Supongo que Abú Ammar hubiera recibido con alegría contenida los pasos que está dando hoy la Unión Europea para el reconocimiento del Estado Palestino, que será viable si se reconoce en paz y seguridad con Israel y si se considera el tiempo como factor clave de su viabilidad. Con seguridad, hubiera ejercido toda su influencia en el mundo árabe para que Oriente Medio no se encamine hacia el colapso y se instrumentalice y esclerotice el conflicto árabe-israelí. Es muy difícil imaginar un panorama de la disputa israelo-palestina si Arafat hubiera existido en estos años pero, en cualquier caso, eso pertenece al ámbito de la especulación. Por el contrario, sí puedo aventurar que su instinto político lo hubiera conducido a aprovechar algunas ventanas de oportunidad que se han entreabierto a lo largo de la década.
Pienso que Yasser Arafat tiene en su haber el logro de aglutinar el movimiento nacional palestino y la atracción que ejerció para acumular grandes adhesiones a la causa palestina. Cuando vivía muchos le criticaron y lo identificaron con la raíz de los problemas en la región. Lo consideraron un verdadero obstáculo para el proceso de paz. A éstos el tiempo los ha desposeído de la razón y, en el fondo, ese nutrido grupo de críticos no le perdonó nunca la firmeza de sus convicciones, acertadas o no, y sobre todo, su capacidad de liderazgo, que nunca pudo ser objeto de manipulación. Tras su fallecimiento no se justifica la permanente afirmación de los enemigos de la paz de que no existe un interlocutor válido en el campo palestino. Diez años más tarde se comprueba que el problema no fue Arafat sino la voluntad política de hacer la paz entre israelíes y palestinos.
Entre los triunfos de Abú Ammar está el haber estimulado el movimiento nacional palestino y mantener su unidad, dotar de legitimidad a la Autoridad Nacional Palestina y lograr la supresión de la Carta Nacional Palestina que negaba el derecho a existir del Estado de Israel. Desde una perspectiva histórica, se puede afirmar que Arafat fue el que reconoció políticamente al Estado de Israel y le brindó la legitimidad para que el mundo árabe e islámico lo reconozca definitivamente en su día.
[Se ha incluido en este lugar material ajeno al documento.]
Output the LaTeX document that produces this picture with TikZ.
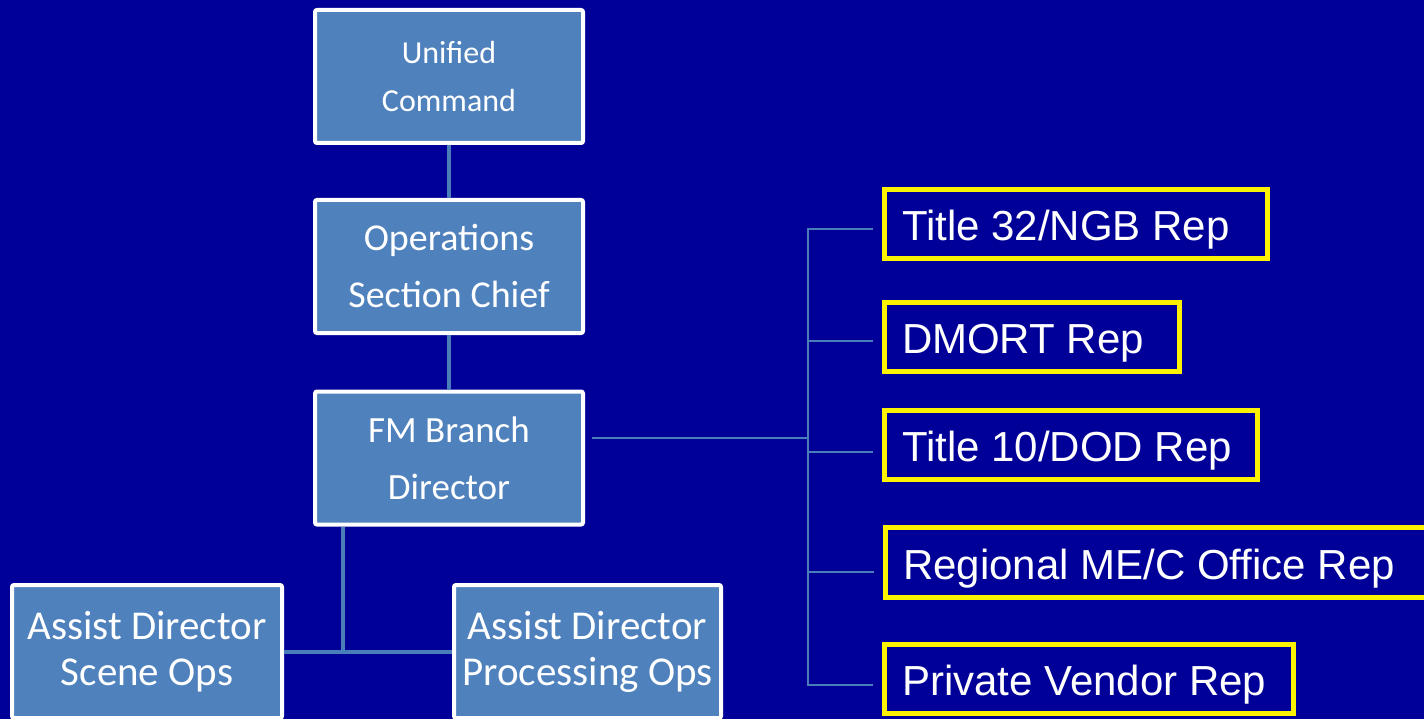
\documentclass[tikz,border=0pt]{standalone}
\usepackage{fontspec}
\setmainfont{Carlito}
\newfontfamily\repfont{Liberation Sans}
\definecolor{slidebg}{RGB}{0,0,153}
\definecolor{boxfill}{RGB}{79,129,189}
\definecolor{linkcol}{RGB}{74,126,187}
\newcommand{\reptext}[2]{\makebox[#1][l]{#2}}
\tikzset{
  chief/.style={draw=white,line width=4pt,fill=boxfill,text=white,rounded corners=2pt,
    align=center,minimum width=268pt,minimum height=133pt,inner sep=0pt},
  rep/.style={draw=yellow,line width=5pt,fill=slidebg,text=white,anchor=west,
    minimum height=69pt,inner xsep=18pt,inner ysep=0pt,text height=44pt,text depth=11pt,
    font=\repfont\fontsize{42}{50}\selectfont},
  thick link/.style={draw=linkcol,line width=4pt},
  thin link/.style={draw=linkcol,line width=2pt}
}
\begin{document}
\begin{tikzpicture}[x=1pt,y=-1pt]
  \fill[slidebg] (0,0) rectangle (1424,719);
  \useasboundingbox (0,0) rectangle (1424,719);
  \clip (0,0) rectangle (1424,719);
  \draw
    (449,76.5) node[chief,font=\fontsize{32}{48}\selectfont] (uc){Unified\\Command}
    (449,266.5) node[chief,font=\fontsize{38}{57}\selectfont] (osc){Operations\\Section Chief}
    (449,458) node[chief,font=\fontsize{37}{57}\selectfont] (fm){FM Branch\\Director}
    (147,651.5) node[chief,minimum width=270pt,font=\fontsize{41}{46}\selectfont] (ads){Assist Director\\Scene Ops}
    (587.5,651.5) node[chief,minimum width=267pt,font=\fontsize{41}{46}\selectfont] (adp){Assist Director\\Processing Ops};
  \draw
    (881.5,224) node[rep] (t32){\reptext{347pt}{Title 32/NGB Rep}}
    (881.5,337) node[rep] (dm){\reptext{259pt}{DMORT Rep}}
    (881.5,445) node[rep] (t10){\reptext{337pt}{Title 10/DOD Rep}}
    (882.5,562.5) node[rep,minimum height=70pt] (me){\reptext{510pt}{Regional ME/C Office Rep}}
    (881.5,679) node[rep] (pv){\reptext{373pt}{Private Vendor Rep}};
  \coordinate (fork) at (343,651.5);
  \coordinate (bus) at (808,438);
  \begin{scope}[thick link]
    \draw (uc) to (osc);
    \draw (osc) to (fm);
    \draw (fork |- fm.south) to (fork);
    \draw (ads) to (adp);
  \end{scope}
  \begin{scope}[thin link]
    \draw[shorten >=7pt] (bus) to (bus -| fm.east);
    \draw ([xshift=-9pt,yshift=-5pt]t32.west) -| (bus);
    \draw ([xshift=-9pt,yshift=-4pt]dm.west) -| (bus);
    \draw ([xshift=-9pt,yshift=-7pt]t10.west) -| (bus);
    \draw ([xshift=-9pt,yshift=-9pt]me.west) -| (bus);
    \draw ([xshift=-9pt,yshift=-6pt]pv.west) -| (bus);
  \end{scope}
\end{tikzpicture}
\end{document}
Su pragmatismo y voluntad de paz se manifestaron en el compromiso con Isaac Rabin tras los Acuerdos de Oslo o en las múltiples rondas de negociaciones que, desde el Protocolo de Hebrón hasta los acuerdos de Wye River, suscribió con el actual primer ministro Benjamín Netanyahu. Sus últimas contribuciones al proceso de paz no concluyeron felizmente, aunque los historiadores cuando investiguen los archivos de las negociaciones de Camp David y Taba reconocerán inexorablemente que Arafat no fue el obstáculo para la paz entre israelíes y palestinos. Los últimos años de su vida coincidieron con los gobiernos de Ariel de Sharón y durante este periodo tampoco cejó en su voluntad de buscar el acuerdo y la paz. La Hoja de Ruta fue un ejemplo más de su empeño en la reconciliación con Israel y de su mano tendida, que el Primer Ministro Sharon no tuvo nunca la dignidad y la valentía de estrechar.
La historia reciente nos ha demostrado que el Presidente Arafat no fue el impedimento para la paz; aprendamos de sus errores y de sus aciertos para pedir a los actuales dirigentes el coraje y la visión que en su momento lo llevaron, junto a Isaac Rabin, a contemplar una convivencia pacífica entre palestinos e israelíes.
El paso acelerado del tiempo comienza arrojar luz sobre la vida y la muerte de Abú Ammar, mientras que envejece y languidece en la agenda internacional el conflicto israelo-palestino. Las reivindicaciones y los compromisos de Arafat siguen hoy más vivos que nunca y, desgraciadamente, no son patrimonio de la memoria de una década, sino del sufrimiento y la agonía del presente de dos pueblos que están obligados a imaginar su futuro juntos y en paz.